The payment of €150,000 to murder his mother revealed the low risk they were exposing themselves. “In my opinion, that is an absurd sum for the highest crime that this country has seen,” he said.

In her testimony, Corinne Vella focused on the parallels between the early general election and her sister’s murder, as well as the environment for journalists within which Caruana Galizia was working.

“She did not set out to investigate organised crime or corruption – what Daphne covered, as an opinion writer and as an investigative reporter, was politics in Malta”. Eventually, she found she was writing about corruption and organised crime which was transnational.

“It became dangerous for Daphne, not when she wrote about the deals, but when she discovered the financial structures underlying those deals.
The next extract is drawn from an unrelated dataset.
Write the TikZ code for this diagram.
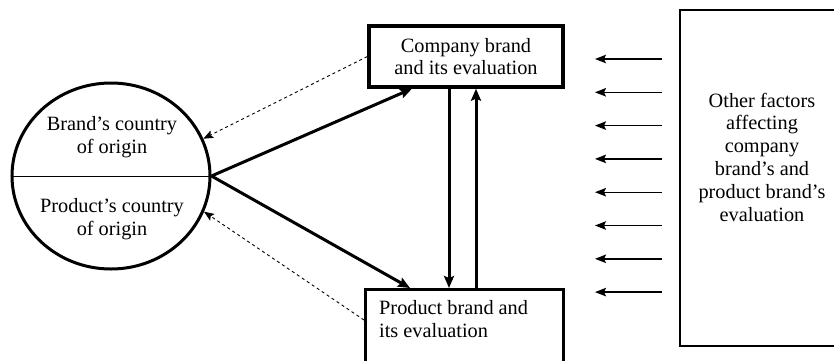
\documentclass[tikz,border=0pt]{standalone}
\usepackage{fontspec}
\setmainfont{Liberation Serif}
\usetikzlibrary{arrows.meta,shapes.geometric,positioning}

\begin{document}
\begin{tikzpicture}[x=1pt, y=-1pt,
    %Option for nice arrows
    >={Stealth[length=12pt,width=10pt,inset=2pt]}, %
    every node/.style={font=\fontsize{20.3}{22.8}\selectfont, inner sep=0pt},
    brandbox/.style={draw, rectangle, line width=3.3pt},
    origin/.style={draw, ellipse, line width=3pt, minimum width=198pt, minimum height=186pt},
    link/.style={line width=3pt, ->},
    feedback/.style={dashed, line width=0.9pt, ->, >={Stealth[length=10pt,width=8pt,inset=2pt]}},
    factor/.style={line width=1.4pt, ->, >={Stealth[length=11pt,width=8.5pt,inset=2pt]}},
]
    \useasboundingbox (0,0) rectangle (834,360);

    % Country of origin
    \node[origin] (orig) at (111,176) {};
    \draw[line width=1pt] (orig.west) -- (orig.east);
    \node[align=center] (brandtext) at (112,137) {Brand’s country\\of origin};
    \node[align=center] (prodorigtext) at (112,219) {Product’s country\\of origin};

    % Brands
    \node[brandbox, align=center, minimum width=194pt, minimum height=61pt] (comp) at (466,56.5)
        {Company brand\\and its evaluation};
    \node[brandbox, anchor=north west, minimum width=198pt, minimum height=100pt] (prod) at (364,288) {};
    \node[align=left, anchor=north west] (prodtext) at ([xshift=15pt,yshift=-12pt]prod.north west)
        {Product brand and\\its evaluation};

    % Other factors
    \node[draw, line width=1.5pt, anchor=north west, minimum width=200pt, minimum height=336pt] (other) at (679,9) {};
    \node[align=center] (othertext) at (762,157)
        {Other factors\\affecting\\company\\brand’s and\\product brand’s\\evaluation};

    % Links
    \draw[link] (orig.east) -- ([xshift=-54pt]comp.south);
    \draw[link] (orig.east) -- ([xshift=46pt]prod.north west);
    \draw[link] ([xshift=-17pt]comp.south) -- ([xshift=-17pt]comp.south |- prod.north);
    \draw[link] ([xshift=10pt]comp.south |- prod.north) -- ([xshift=10pt]comp.south);

    \draw[feedback] (comp.west) -- (orig.22);
    \draw[feedback] ([yshift=-32pt]prod.north west) -- (orig.-21);

    \foreach \i in {0,...,7} {
        \coordinate (tail\i) at (662,{59+33.3*\i});
        \coordinate (head\i) at (595,{59+33.3*\i});
        \draw[factor] (tail\i) -- (head\i);
    }
\end{tikzpicture}
\end{document}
That showed she had access to information and the will to pursue it,” Vella said.

She also listed tactics used by people in authority to “threaten” investigative journalism, and make it more difficult for her sister to work by filing libel suits and SLAPP action among others.
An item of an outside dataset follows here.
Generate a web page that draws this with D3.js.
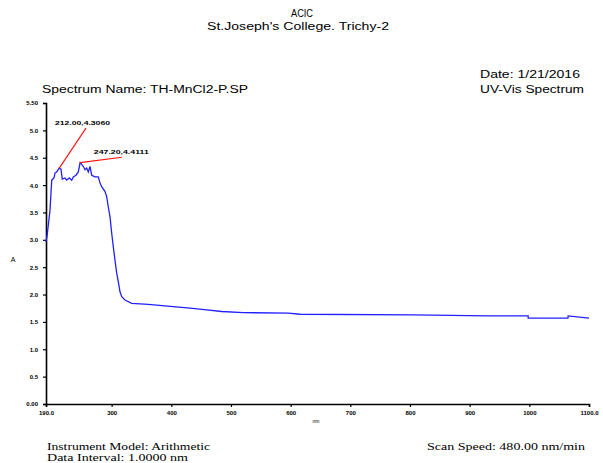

“They did not acknowledge her as a journalist even though, what she uncovered, had implications for the health of the country,” she said. “The state does not support investigative journalists.”

Schembri had blocked Daphne from calling him. “This was not Keith blocking Daphne but the Office of the Prime Minister blocking access to the media.” She also noted how changes in media law, including registering the website’s domain with the government “had been designed to target Daphne in particular. She was self-published and self-registered. She would have no longer been a journalist and would then not have had the right to protect her sources.”

Speaking about her sister’s dehumanisation, Vella commented on the lack of independently owned television stations. “80% of Malta’s population watches television but only 22% read newspapers,” she said. “The broadcast spectrum is dominated by party ownership so access to alternative views is not available to such a big part of the population –  they had no access to Daphne’s writings but access to what was said against her.”

The next hearing will take place on January 7.